« Monsieur le Secrétaire général Mays Mouissi , vous avez cru bon d’organiser ce point de presse pour claironner une « victoire » qui n’est en réalité qu’une parodie de démocratie. Permettez-moi, en toute rigueur, d’apporter un contre-discours, point par point, afin que les Gabonais ne soient pas dupes de vos sophismes.
1. Sur la création récente de l’UDB et sa « jeunesse politique »
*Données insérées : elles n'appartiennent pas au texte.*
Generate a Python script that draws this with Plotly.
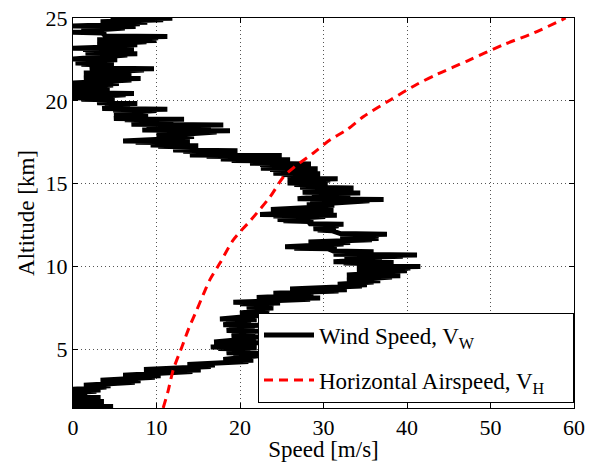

Vous répétez à l’envi que l’UDB est le plus jeune parti du pays, comme si cela suffisait à lui conférer une virginité morale. Mais de qui se moque-t-on ? L’UDB est né non pas d’une idée novatrice, mais d’un recyclage du PDG et de ses satellites, avec les mêmes figures, les mêmes pratiques et les mêmes réflexes de parti-État. À ce titre, la jeunesse de votre parti est un mensonge par omission : un nouveau sigle ne gomme pas cinquante ans d’habitudes prédatrices.
2. Sur les 54 « députés potentiels »
Vous parlez de « recomposition majeure du paysage politique ». Mais quel aveuglement volontaire ! Quelle recomposition quand les candidats de l’UDB et du PDG se sont arrangés entre eux pour se partager les sièges, tantôt en se retirant, tantôt en envoyant du menu fretin face à leurs barons respectifs ? Ce n’est pas une recomposition, c’est une mise en scène. Vos chiffres provisoires n’annoncent pas une dynamique démocratique, mais une continuité maquillée.
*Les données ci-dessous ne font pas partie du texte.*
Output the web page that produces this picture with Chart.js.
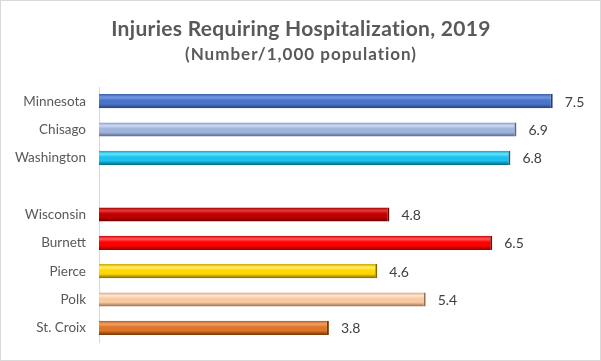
<!DOCTYPE html>
<html><head><meta charset="utf-8">
<script src="https://cdn.jsdelivr.net/npm/chart.js@4"></script>
<style>
html,body{margin:0;padding:0;background:#fff;}
#wrap{position:relative;width:601px;height:361px;}
#frame{position:absolute;left:0;top:0;width:599px;height:359px;border:1px solid #d9d9d9;pointer-events:none;}
</style></head>
<body><div id="wrap"><canvas id="c" width="601" height="361"></canvas><div id="frame"></div></div>
<script>
const categories = ['Minnesota','Chisago','Washington','','Wisconsin','Burnett','Pierce','Polk','St. Croix'];
const values = [7.5, 6.9, 6.8, null, 4.8, 6.5, 4.6, 5.4, 3.8];
// [edge, highlight, body, shadow]
const barColors = [
  ['#3d62ad','#7299e4','#4a74c8','#26407a'],
  ['#8598c4','#cad8f2','#a0b3dc','#56668c'],
  ['#0ca2ca','#66e4ff','#1cc2ee','#066a88'],
  ['#000','#000','#000','#000'],
  ['#a00000','#e63a3a','#c00000','#640000'],
  ['#d00000','#ff5a5a','#ff0000','#960000'],
  ['#d0aa00','#fff070','#ffd800','#846600'],
  ['#d4a682','#ffe4cc','#f8c8a0','#946c4e'],
  ['#b65818','#f2a264','#e07428','#763806']
];
const titleText = 'Injuries Requiring Hospitalization, 2019';
const subtitleText = '(Number/1,000 population)';

function gradFor(ctx){
  const chart = ctx.chart;
  const i = ctx.dataIndex;
  const c = barColors[i] || barColors[0];
  const ys = chart.scales.y;
  if(!ys || ys.top === undefined) return c[2];
  const y = ys.getPixelForValue(i);
  const h = 7;
  const g = chart.ctx.createLinearGradient(0, y-h, 0, y+h);
  g.addColorStop(0, c[0]);
  g.addColorStop(0.22, c[1]);
  g.addColorStop(0.45, c[2]);
  g.addColorStop(0.7, c[2]);
  g.addColorStop(1, c[3]);
  return g;
}

const valueLabels = {
  id:'valueLabels',
  afterDatasetsDraw(chart){
    const ctx = chart.ctx;
    const meta = chart.getDatasetMeta(0);
    ctx.save();
    ctx.font = '14px Lato';
    ctx.fillStyle = '#404040';
    ctx.textAlign = 'left';
    ctx.textBaseline = 'middle';
    meta.data.forEach((el,i)=>{
      const v = chart.data.datasets[0].data[i];
      if(v===null||v===undefined) return;
      ctx.fillText(v.toFixed(1), el.x + 12, el.y + 1);
    });
    ctx.restore();
  }
};

const titles = {
  id:'titles',
  afterDraw(chart){
    const ctx = chart.ctx;
    ctx.save();
    ctx.fillStyle = '#595959';
    ctx.textAlign = 'center';
    ctx.textBaseline = 'alphabetic';
    ctx.font = 'bold 21px Lato';
    ctx.letterSpacing = '0.3px';
    ctx.fillText(titleText, 301, 36);
    ctx.font = 'bold 17px Lato';
    ctx.letterSpacing = '1px';
    ctx.fillText(subtitleText, 301, 60);
    ctx.restore();
  }
};

new Chart(document.getElementById('c'), {
  type:'bar',
  data:{labels:categories, datasets:[{
    data:values,
    backgroundColor:gradFor,
    borderColor:(ctx)=> (barColors[ctx.dataIndex]||barColors[0])[3],
    borderWidth:{top:0,bottom:0,left:0,right:2},
    borderSkipped:false,
    barPercentage:0.5,
    categoryPercentage:1
  }]},
  options:{
    indexAxis:'y',
    responsive:false,
    animation:false,
    devicePixelRatio:1,
    layout:{padding:{left:0,right:18,top:87,bottom:19}},
    plugins:{
      legend:{display:false},
      tooltip:{enabled:false},
      title:{display:false},
      subtitle:{display:false}
    },
    scales:{
      x:{display:false,min:0,max:8},
      y:{
        grid:{display:false},
        border:{display:true,color:'#d9d9d9',width:1},
        ticks:{color:'#595959',font:{family:'Lato',size:13.5},padding:5},
        afterFit(s){ s.width = 99; }
      }
    }
  },
  plugins:[valueLabels, titles]
});
</script></body></html>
3. Sur l’organisation des élections et les « 95 % réussis »
Permettez-moi de rire : vos comparaisons statistiques sont insultantes pour l’intelligence des Gabonais. Quand un scrutin est entaché de bourrages d’urnes, de transhumance électorale organisée en bus et en pick-up comme ce fut le cas à Ndéndé pour votre propre candidature quand des noms de candidats se retrouvent dans des localités où ils ne se présentent pas, quand des bulletins disparaissent, il ne suffit pas d’afficher un « 95 % » de réussite pour sauver la face. En politique sérieuse, on ne compare pas la démocratie à des tocards, mais aux meilleurs standards mondiaux. Vos comparaisons sont donc non seulement biaisées, mais révélatrices d’une trajectoire nationale dangereusement banalisée vers la médiocrité.
4. Le naufrage électoral de septembre 2025
Car, disons-le sans détour, le Gabon n’avait jamais connu un tel déluge, un tel naufrage, une telle cacophonie électorale depuis son indépendance. Jadis, nous étions dans le registre du soupçon et des témoignages indirects. Aujourd’hui, nous avons les preuves matérielles, visuelles et irréfutables : urnes bourrées à la chaîne, procès-verbaux trafiqués, documents électoraux égarés, électeurs déplacés comme du bétail électoral. Vous nous avez offert le « corrigé » officiel de ce que faisait jadis le pouvoir déchu. Sauf que cette fois-ci, la mascarade est d’une brutalité et d’une visibilité rarement atteintes. L’histoire retiendra que c’est sous la bannière de l’UDB que le Gabon a touché le fond de la farce électorale.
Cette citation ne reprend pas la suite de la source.